:: PROVIDED RECORDS
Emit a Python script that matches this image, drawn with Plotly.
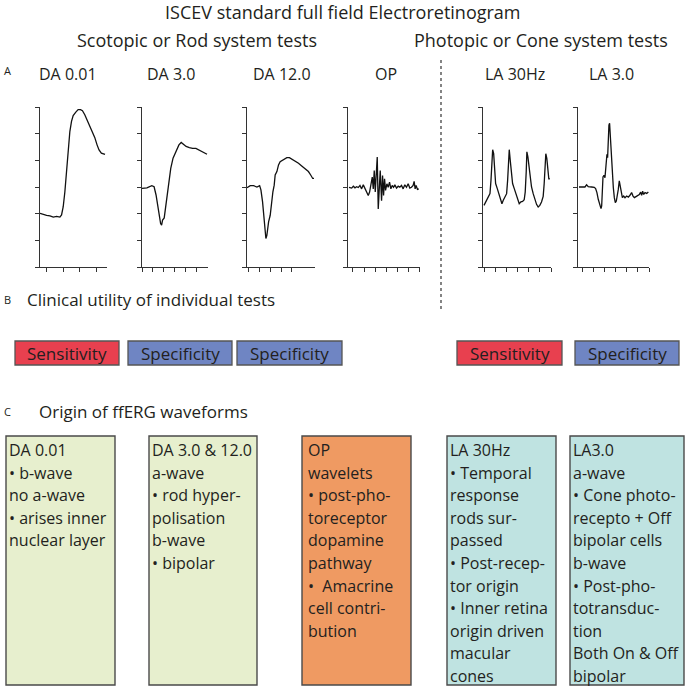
import plotly.graph_objects as go

W, H = 685, 686

# ---------------- data ----------------
panel_titles = ["DA 0.01", "DA 3.0", "DA 12.0", "OP", "LA 30Hz", "LA 3.0"]

da001_t = [-8, -4, 0, 4, 8, 12, 16, 18, 20, 22, 24, 26, 28, 30, 32, 35.2, 38, 40.8, 43.2,
           46, 48.8, 52, 55.2, 58, 60.8, 63.2, 66, 68.8, 70.4]
da001_v = [-99, -103, -106, -108, -113, -110, -113, -105, -74, -18, 70, 158, 208, 246, 268,
           281, 290, 290, 286, 271, 252, 233, 208, 186, 158, 139, 127, 123, 122]

da3_t = [0, 4.5, 9, 11.1, 12.9, 14.4, 15.9, 17.1, 18, 18.9, 20.4, 21.6, 23.4, 24.9, 26.4,
         28.5, 30.9, 33.9, 36, 38.1, 40.5, 43.5, 46.5, 49.5, 52.5, 55.5, 58.5, 59.7]
da3_v = [-5, -3, 5, 1, -30, -68, -112, -137, -143, -124, -116, -80, -30, 20, 70, 108, 133,
         158, 167, 160, 152, 148, 145, 145, 139, 130, 124, 123]

da12_t = [-1.5, 1.5, 4.6, 7.7, 10.2, 11.4, 12.9, 14.2, 15.1, 16, 16.9, 18.5, 20, 21.2, 22.5,
          23.7, 24.6, 26.2, 27.7, 29.2, 32.3, 35.4, 37.8, 40, 43.1, 46.2, 49.2, 52.3, 55.4,
          57.5, 59.4, 60.6]
da12_v = [-3, 5, 5, 0, 5, -11, -55, -118, -168, -193, -181, -131, -106, -55, -18, 7, 45, 58,
          83, 95, 102, 110, 110, 105, 98, 89, 79, 68, 58, 45, 32, 32]

op_t = [-3.6, -1.2, 0.3, 1.8, 3.3, 4.8, 6.3, 7.8, 9.3, 10.8, 12.3, 13.8, 15.0, 16.2, 17.4,
        18.3, 19.2, 20.1, 21.0, 21.9, 22.8, 23.7, 24.6, 25.8, 26.7, 27.6, 28.5, 29.4, 30.6,
        31.8, 33.0, 34.2, 35.4, 36.6, 37.8, 39.3, 40.8, 42.3, 43.8, 45.3, 46.8, 48.3, 49.8,
        51.3, 52.8, 54.3, 55.2, 56.1, 57.0, 58.2, 59.4]
op_v = [-1, -4, 3, -3, 1, -2, 6, -7, 8, -4, -19, -32, -19, 12, 37, -7, 62, -19, 81, 112,
        -82, 31, 62, -51, 43, -32, 31, -13, 12, -1, 18, -7, 6, -1, 8, -4, 3, -1, 6, -7, 8,
        -1, 12, -4, -1, 6, 21, -7, 6, -9, -7]

la30_t = [0, 2.4, 4.8, 7.7, 10.7, 12.5, 14.3, 15.5, 17.3, 19.0, 20.8, 23.8, 26.8, 29.8,
          32.1, 34.5, 37.5, 40.5, 42.3, 44.0, 45.2, 47.0, 48.8, 51.2, 54.2, 57.2, 60.1,
          63.1, 66.1, 69.1, 72.0, 73.8, 75.6, 76.8, 78.6, 80.4, 82.1, 85.1, 88.1, 91.1,
          94.1, 97.0, 100.0, 103.0, 106.0, 107.8, 109.5, 110.7, 112.5, 114.3, 116.1, 117.9]
la30_v = [-69, -60, -48, -40, -25, 25, 100, 140, 125, 63, 13, -6, -25, -50, -63, -50, -40,
          -25, 25, 100, 140, 100, 50, 13, -6, -28, -48, -63, -56, -54, -48, -19, 56, 132,
          113, 75, 38, 0, -25, -48, -65, -75, -69, -56, -35, 13, 75, 125, 107, 63, 31, 31]

la3_t = [-3.6, -1.2, 1.8, 3.3, 4.8, 7.9, 10.3, 11.5, 12.7, 13.9, 15.2, 16.4, 17.0, 17.6,
         18.2, 19.1, 20.0, 20.9, 21.8, 22.4, 23.0, 23.6, 24.2, 24.8, 25.8, 26.7, 27.6, 28.5,
         29.4, 30.3, 31.2, 32.1, 33.0, 33.9, 34.8, 35.8, 37.0, 38.2, 39.7, 41.2, 42.7, 44.2,
         45.5, 46.7, 48.2, 49.7, 51.2, 52.4, 53.3, 54.2, 55.2, 56.4, 57.9, 59.4]
la3_v = [0, -1, 0, 8, 1, 0, -1, -6, -21, -46, -71, -81, -71, -21, 38, 44, 35, 79, 123, 110,
         192, 232, 239, 192, 129, 66, -3, -40, -59, -53, -34, -9, 23, -3, -21, -40, -34, -40,
         -34, -38, -31, -21, -34, -40, -36, -31, -28, -19, -31, -16, -28, -21, -24, -19]

series_t = [da001_t, da3_t, da12_t, op_t, la30_t, la3_t]
series_v = [da001_v, da3_v, da12_v, op_v, la30_v, la3_v]

x_ranges = [[-8, 72.8], [0, 60.6], [-1.5, 61.5], [-4.5, 60.5], [-1.8, 120], [-4.5, 60]]
x_ticks = [[0, 20, 40, 60], [0, 10, 20, 30, 40, 50], [0, 10, 20, 30, 40],
           [0, 10, 20, 30, 40, 50, 60], [0, 20, 40, 60, 80, 100, 120],
           [0, 10, 20, 30, 40, 50, 60]]
y_range = [-300, 300]
y_ticks = [-300, -200, -100, 0, 100, 200, 300]

utility_labels = ["Sensitivity", "Specificity", "Specificity", "Sensitivity", "Specificity"]

origin_texts = [
    ["DA 0.01", "• b-wave", "no a-wave", "• arises inner", "nuclear layer"],
    ["DA 3.0 & 12.0", "a-wave", "• rod hyper-", "polisation", "b-wave", "• bipolar"],
    ["OP", "wavelets", "• post-pho-", "toreceptor", "dopamine", "pathway", "•  Amacrine",
     "cell contri-", "bution"],
    ["LA 30Hz", "• Temporal", "response", "rods sur-", "passed", "• Post-recep-",
     "tor origin", "• Inner retina", "origin driven", "macular", "cones"],
    ["LA3.0", "a-wave", "• Cone photo-", "recepto + Off", "bipolar cells", "b-wave",
     "• Post-pho-", "totransduc-", "tion", "Both On & Off", "bipolar"],
]

# ---------------- styling / layout ----------------
FONT = "Open Sans"
TXT = "#231f20"
AX = "#333333"

def px(x):
    return x / W

def py(y):
    return 1 - y / H

panel_x = [(40, 107), (142, 208), (247, 315), (348, 420), (483, 551), (578, 649)]
panel_y = (107, 267)
label_cx = [68, 171, 282, 386, 515, 611]

util_x = [(15, 119), (128, 232), (237, 342), (457, 562), (575, 679)]
util_colors = ["#e8404f", "#6f85c3", "#6f85c3", "#e8404f", "#6f85c3"]
util_y = (341, 365)

orig_x = [(6, 115), (149, 257), (302, 411), (447, 556), (570, 684)]
orig_pad = [1, 1, 4, 1, 1]
orig_colors = ["#e7efce", "#e7efce", "#ef9a62", "#bfe3e1", "#bfe3e1"]
orig_y = (436, 685)
line0, line_step = 450, 22.6

fig = go.Figure()
layout = dict(
    width=W, height=H, margin=dict(l=0, r=0, t=0, b=0),
    paper_bgcolor="white", plot_bgcolor="white", showlegend=False,
)

for i in range(6):
    sfx = "" if i == 0 else str(i + 1)
    fig.add_trace(go.Scatter(
        x=series_t[i], y=series_v[i], mode="lines",
        line=dict(color="#111111", width=1.3),
        xaxis="x" + sfx, yaxis="y" + sfx, hoverinfo="skip",
    ))
    common = dict(showline=True, linecolor=AX, linewidth=1, ticks="outside", ticklen=4,
                  tickwidth=1, tickcolor=AX, showticklabels=False, showgrid=False,
                  zeroline=False, fixedrange=True)
    layout["xaxis" + sfx] = dict(
        domain=[px(panel_x[i][0]), px(panel_x[i][1])], range=x_ranges[i],
        tickmode="array", tickvals=x_ticks[i], anchor="y" + sfx, **common)
    layout["yaxis" + sfx] = dict(
        domain=[py(panel_y[1]), py(panel_y[0])], range=y_range,
        tickmode="array", tickvals=y_ticks, anchor="x" + sfx, **common)

annotations = []
shapes = []

def ann(text, x, y, size, xanchor="center", color=TXT):
    annotations.append(dict(text=text, x=px(x), y=py(y), xref="paper", yref="paper",
                            xanchor=xanchor, yanchor="middle", showarrow=False,
                            font=dict(family=FONT, size=size, color=color)))

ann("ISCEV standard full field Electroretinogram", 343, 12, 18)
ann("Scotopic or Rod system tests", 197, 40, 18)
ann("Photopic or Cone system tests", 541, 40, 18)
ann("A", 7, 70, 11)
for t, cx in zip(panel_titles, label_cx):
    ann(t, cx, 74, 16)

ann("B", 8, 299, 11)
ann("Clinical utility of individual tests", 25, 299, 17, xanchor="left")
ann("C", 8, 411, 11)
ann("Origin of ffERG waveforms", 37, 411, 17, xanchor="left")

for (x0, x1), col, lab in zip(util_x, util_colors, utility_labels):
    shapes.append(dict(type="rect", xref="paper", yref="paper", x0=px(x0), x1=px(x1),
                       y0=py(util_y[1]), y1=py(util_y[0]), fillcolor=col,
                       line=dict(color="#555555", width=1.3), layer="below"))
    ann(lab, (x0 + x1) / 2, (util_y[0] + util_y[1]) / 2, 17)

for (x0, x1), col, pad, lines in zip(orig_x, orig_colors, orig_pad, origin_texts):
    shapes.append(dict(type="rect", xref="paper", yref="paper", x0=px(x0), x1=px(x1),
                       y0=py(orig_y[1]), y1=py(orig_y[0]), fillcolor=col,
                       line=dict(color="#4a4a4a", width=1.4), layer="below"))
    for k, line in enumerate(lines):
        ann(line, x0 + pad, line0 + k * line_step, 16, xanchor="left")

shapes.append(dict(type="line", xref="paper", yref="paper", x0=px(441), x1=px(441),
                   y0=py(60), y1=py(312), line=dict(color="#333333", width=1.2, dash="3px,3px")))

layout["annotations"] = annotations
layout["shapes"] = shapes
fig.update_layout(**layout)
fig.write_html("out.html", config={"displayModeBar": False},
               post_script="document.body.style.margin='0';document.body.style.overflow='hidden';")
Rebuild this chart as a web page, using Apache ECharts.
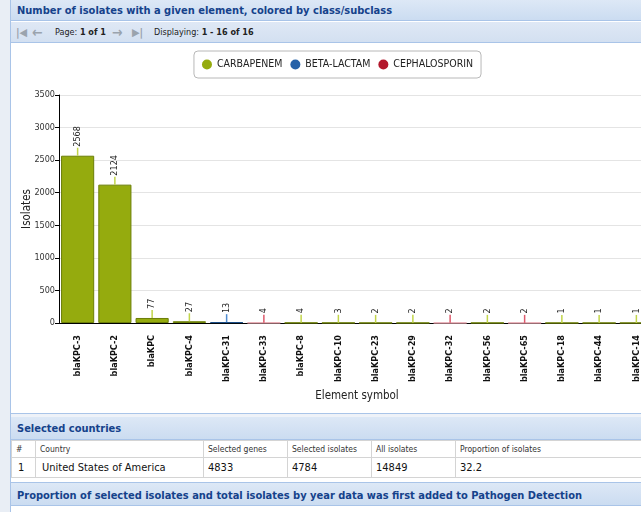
::::
§ **EXERCISE PROMPT**: Only the lines from the start of the records above through the line containing "-1, 12, -4, -1, 6, 21, -7, 6, -9, -7]" should be returned, exactly and with both ends, please; the pictures stay out.

§ **ANSWER BELOW**:
Emit a Python script that matches this image, drawn with Plotly.
import plotly.graph_objects as go

W, H = 685, 686

# ---------------- data ----------------
panel_titles = ["DA 0.01", "DA 3.0", "DA 12.0", "OP", "LA 30Hz", "LA 3.0"]

da001_t = [-8, -4, 0, 4, 8, 12, 16, 18, 20, 22, 24, 26, 28, 30, 32, 35.2, 38, 40.8, 43.2,
           46, 48.8, 52, 55.2, 58, 60.8, 63.2, 66, 68.8, 70.4]
da001_v = [-99, -103, -106, -108, -113, -110, -113, -105, -74, -18, 70, 158, 208, 246, 268,
           281, 290, 290, 286, 271, 252, 233, 208, 186, 158, 139, 127, 123, 122]

da3_t = [0, 4.5, 9, 11.1, 12.9, 14.4, 15.9, 17.1, 18, 18.9, 20.4, 21.6, 23.4, 24.9, 26.4,
         28.5, 30.9, 33.9, 36, 38.1, 40.5, 43.5, 46.5, 49.5, 52.5, 55.5, 58.5, 59.7]
da3_v = [-5, -3, 5, 1, -30, -68, -112, -137, -143, -124, -116, -80, -30, 20, 70, 108, 133,
         158, 167, 160, 152, 148, 145, 145, 139, 130, 124, 123]

da12_t = [-1.5, 1.5, 4.6, 7.7, 10.2, 11.4, 12.9, 14.2, 15.1, 16, 16.9, 18.5, 20, 21.2, 22.5,
          23.7, 24.6, 26.2, 27.7, 29.2, 32.3, 35.4, 37.8, 40, 43.1, 46.2, 49.2, 52.3, 55.4,
          57.5, 59.4, 60.6]
da12_v = [-3, 5, 5, 0, 5, -11, -55, -118, -168, -193, -181, -131, -106, -55, -18, 7, 45, 58,
          83, 95, 102, 110, 110, 105, 98, 89, 79, 68, 58, 45, 32, 32]

op_t = [-3.6, -1.2, 0.3, 1.8, 3.3, 4.8, 6.3, 7.8, 9.3, 10.8, 12.3, 13.8, 15.0, 16.2, 17.4,
        18.3, 19.2, 20.1, 21.0, 21.9, 22.8, 23.7, 24.6, 25.8, 26.7, 27.6, 28.5, 29.4, 30.6,
        31.8, 33.0, 34.2, 35.4, 36.6, 37.8, 39.3, 40.8, 42.3, 43.8, 45.3, 46.8, 48.3, 49.8,
        51.3, 52.8, 54.3, 55.2, 56.1, 57.0, 58.2, 59.4]
op_v = [-1, -4, 3, -3, 1, -2, 6, -7, 8, -4, -19, -32, -19, 12, 37, -7, 62, -19, 81, 112,
        -82, 31, 62, -51, 43, -32, 31, -13, 12, -1, 18, -7, 6, -1, 8, -4, 3, -1, 6, -7, 8,
        -1, 12, -4, -1, 6, 21, -7, 6, -9, -7]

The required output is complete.